Luca proves to be a fine little bildungsroman, a coming-of-age story concerned less with procuring motor scooters and more with its hero’s growing knowledge of the world and of himself. The underwater world is filled out with rural imagery: when we first meet him, Luca is a submarine shepherd boy, corralling a school of white fish with a crooked staff and sharing meals with his parents in a small, crude hut. When he travels to Portorosso with Alberto, it is a variation on the timeworn tale of the rustic peasant going into town. Luca frames these two worlds on a sliding scale, though. After they discover his disobedience, Luca’s parents threaten to send him to the bottom of the ocean, a realm of deep darkness populated only by whale carcasses (likely an oblique reference to Pinocchio, another story about becoming a real boy). Meanwhile, Portorosso is only a small town; Julia (Emma Berman), a human girl Luca befriends, is going to attend school in Genova, a far greater center of culture and enlightenment. “There are big towns called cities?” Luca blurts out, shocked. “Like even bigger than Portorosso?”
The film’s most striking adjustment of the Junior Knows Best formula is that Alberto is not right about everything. Luca’s ascent does not end in Portorosso, nor does it end in pure, unfettered freedom from responsibility. Alberto urges Luca to leave his pastoral home, but resists the idea of leaving the small town to go to school in Genova. As the film progresses, Alberto is subtly paralleled with the villainous bully Ercole Visconti, nicknamed “Signor Vespa,” who is also refusing to grow up; there is a hint of Peter Pan and Captain Hook in the dynamic.
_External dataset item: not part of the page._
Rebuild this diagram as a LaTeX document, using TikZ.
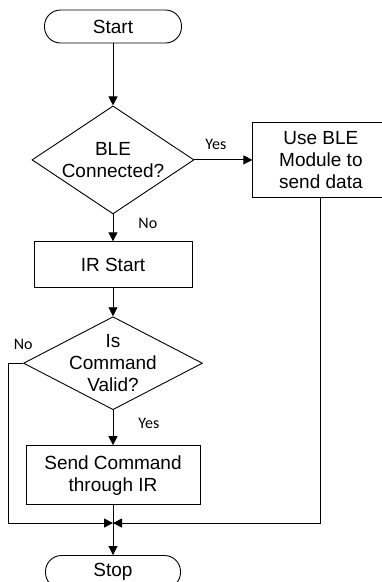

The Vespa is the icon of freedom, but Signor Vespa is clearly too old to be competing against the likes of Luca, Alberto, and Julia in the town’s yearly summer contests. Like Alberto, he would rather stay a big fish in a small pond than go out to the ocean where he belongs. Luca and Alberto’s refrain is “Vespa è Libertà" – “Vespa is freedom” – but in the end, you sell the Vespa so you can go to school. In the end, you have to grow up.